WHAT YOU NEED TO DO:
Which lines hold the word "chart"? Copy each of them.

GIVEN INFORMATION:
------------------------------------------------

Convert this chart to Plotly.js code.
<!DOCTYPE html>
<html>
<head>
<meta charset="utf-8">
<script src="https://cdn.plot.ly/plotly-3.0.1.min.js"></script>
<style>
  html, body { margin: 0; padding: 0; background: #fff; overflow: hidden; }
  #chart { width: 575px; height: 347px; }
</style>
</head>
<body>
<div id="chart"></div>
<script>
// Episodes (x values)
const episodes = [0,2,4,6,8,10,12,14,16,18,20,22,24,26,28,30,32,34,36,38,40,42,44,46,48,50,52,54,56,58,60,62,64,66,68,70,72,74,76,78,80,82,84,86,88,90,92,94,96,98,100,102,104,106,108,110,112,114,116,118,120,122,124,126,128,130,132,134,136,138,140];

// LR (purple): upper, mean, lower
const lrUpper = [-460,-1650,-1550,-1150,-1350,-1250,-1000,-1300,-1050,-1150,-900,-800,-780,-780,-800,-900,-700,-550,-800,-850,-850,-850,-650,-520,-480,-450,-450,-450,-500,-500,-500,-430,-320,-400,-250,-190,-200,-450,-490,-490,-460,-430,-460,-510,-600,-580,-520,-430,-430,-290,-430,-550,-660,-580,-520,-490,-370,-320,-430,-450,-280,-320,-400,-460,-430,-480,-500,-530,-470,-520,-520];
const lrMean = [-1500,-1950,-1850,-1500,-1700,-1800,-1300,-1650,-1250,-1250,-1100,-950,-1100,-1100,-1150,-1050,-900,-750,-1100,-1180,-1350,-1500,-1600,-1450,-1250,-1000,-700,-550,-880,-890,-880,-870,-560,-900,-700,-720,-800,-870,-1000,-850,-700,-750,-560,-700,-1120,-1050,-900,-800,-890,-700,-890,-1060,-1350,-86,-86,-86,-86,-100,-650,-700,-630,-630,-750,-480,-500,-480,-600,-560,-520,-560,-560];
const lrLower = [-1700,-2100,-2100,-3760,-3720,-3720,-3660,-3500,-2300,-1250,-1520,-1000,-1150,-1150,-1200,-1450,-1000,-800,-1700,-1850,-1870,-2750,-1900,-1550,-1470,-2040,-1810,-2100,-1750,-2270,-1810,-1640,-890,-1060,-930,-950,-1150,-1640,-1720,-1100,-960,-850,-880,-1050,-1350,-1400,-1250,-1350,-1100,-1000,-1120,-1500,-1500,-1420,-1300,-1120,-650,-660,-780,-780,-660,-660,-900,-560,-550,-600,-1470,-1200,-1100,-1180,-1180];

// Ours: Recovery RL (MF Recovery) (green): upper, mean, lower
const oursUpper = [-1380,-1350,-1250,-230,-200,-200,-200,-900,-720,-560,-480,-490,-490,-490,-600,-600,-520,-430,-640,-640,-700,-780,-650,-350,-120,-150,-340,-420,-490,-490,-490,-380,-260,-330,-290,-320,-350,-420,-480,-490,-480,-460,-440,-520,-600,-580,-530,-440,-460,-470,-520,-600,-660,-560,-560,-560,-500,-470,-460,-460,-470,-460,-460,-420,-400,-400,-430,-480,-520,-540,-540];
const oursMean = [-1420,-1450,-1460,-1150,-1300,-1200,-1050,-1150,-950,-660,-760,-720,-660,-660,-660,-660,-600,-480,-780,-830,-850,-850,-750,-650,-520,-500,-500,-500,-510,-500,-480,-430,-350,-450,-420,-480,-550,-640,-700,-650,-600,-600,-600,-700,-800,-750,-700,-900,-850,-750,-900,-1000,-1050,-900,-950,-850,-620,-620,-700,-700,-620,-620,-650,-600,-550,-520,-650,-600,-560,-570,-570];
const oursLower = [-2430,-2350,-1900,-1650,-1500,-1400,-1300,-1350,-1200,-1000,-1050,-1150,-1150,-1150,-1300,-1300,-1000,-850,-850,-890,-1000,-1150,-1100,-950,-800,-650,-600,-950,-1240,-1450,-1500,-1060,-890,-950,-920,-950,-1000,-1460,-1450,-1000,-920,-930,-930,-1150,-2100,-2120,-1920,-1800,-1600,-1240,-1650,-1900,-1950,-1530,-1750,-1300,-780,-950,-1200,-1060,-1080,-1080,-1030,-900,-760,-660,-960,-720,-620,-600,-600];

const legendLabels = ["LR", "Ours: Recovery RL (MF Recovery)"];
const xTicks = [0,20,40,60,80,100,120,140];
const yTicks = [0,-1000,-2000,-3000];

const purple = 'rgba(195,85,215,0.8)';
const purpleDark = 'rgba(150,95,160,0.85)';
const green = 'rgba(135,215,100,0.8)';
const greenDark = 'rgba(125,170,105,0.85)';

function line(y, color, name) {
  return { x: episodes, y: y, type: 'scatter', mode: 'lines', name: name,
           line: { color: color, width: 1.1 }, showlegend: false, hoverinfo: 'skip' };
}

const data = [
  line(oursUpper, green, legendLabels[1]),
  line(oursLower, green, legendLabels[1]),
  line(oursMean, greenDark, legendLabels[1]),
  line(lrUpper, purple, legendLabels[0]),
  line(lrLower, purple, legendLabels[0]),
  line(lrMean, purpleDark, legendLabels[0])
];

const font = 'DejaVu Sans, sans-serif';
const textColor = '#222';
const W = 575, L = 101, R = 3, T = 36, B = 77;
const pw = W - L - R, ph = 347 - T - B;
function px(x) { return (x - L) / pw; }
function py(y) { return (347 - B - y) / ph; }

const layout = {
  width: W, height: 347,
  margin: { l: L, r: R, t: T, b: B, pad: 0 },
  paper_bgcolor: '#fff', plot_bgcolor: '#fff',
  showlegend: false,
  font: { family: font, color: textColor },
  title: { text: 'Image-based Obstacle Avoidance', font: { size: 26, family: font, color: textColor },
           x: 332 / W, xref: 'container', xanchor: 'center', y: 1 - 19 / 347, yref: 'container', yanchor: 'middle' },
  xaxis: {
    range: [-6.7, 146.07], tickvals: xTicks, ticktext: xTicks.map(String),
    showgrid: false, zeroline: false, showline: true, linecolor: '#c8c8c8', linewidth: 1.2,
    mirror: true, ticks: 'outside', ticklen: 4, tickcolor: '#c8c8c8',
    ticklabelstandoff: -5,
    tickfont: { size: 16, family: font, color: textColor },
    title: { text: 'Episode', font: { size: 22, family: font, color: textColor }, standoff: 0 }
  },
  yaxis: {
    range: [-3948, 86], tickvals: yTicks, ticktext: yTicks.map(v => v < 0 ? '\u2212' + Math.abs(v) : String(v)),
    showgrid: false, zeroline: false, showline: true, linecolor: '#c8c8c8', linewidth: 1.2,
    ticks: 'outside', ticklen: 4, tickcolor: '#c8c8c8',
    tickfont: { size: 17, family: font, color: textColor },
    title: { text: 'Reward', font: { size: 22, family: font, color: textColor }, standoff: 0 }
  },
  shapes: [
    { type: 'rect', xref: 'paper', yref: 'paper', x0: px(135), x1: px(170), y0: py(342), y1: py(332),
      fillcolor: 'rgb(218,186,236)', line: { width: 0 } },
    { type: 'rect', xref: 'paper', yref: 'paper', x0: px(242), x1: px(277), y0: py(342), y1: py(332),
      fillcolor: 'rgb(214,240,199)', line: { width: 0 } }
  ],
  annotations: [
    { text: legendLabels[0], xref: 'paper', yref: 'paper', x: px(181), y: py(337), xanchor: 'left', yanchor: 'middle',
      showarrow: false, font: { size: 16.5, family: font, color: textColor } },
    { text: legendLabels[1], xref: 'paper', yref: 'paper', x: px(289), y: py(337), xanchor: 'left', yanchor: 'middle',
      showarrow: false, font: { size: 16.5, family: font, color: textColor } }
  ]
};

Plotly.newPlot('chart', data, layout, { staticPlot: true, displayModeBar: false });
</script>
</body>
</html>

------------------------------------------------

CORRECT OUTPUT:
Convert this chart to Plotly.js code.
  #chart { width: 575px; height: 347px; }
<div id="chart"></div>
Plotly.newPlot('chart', data, layout, { staticPlot: true, displayModeBar: false });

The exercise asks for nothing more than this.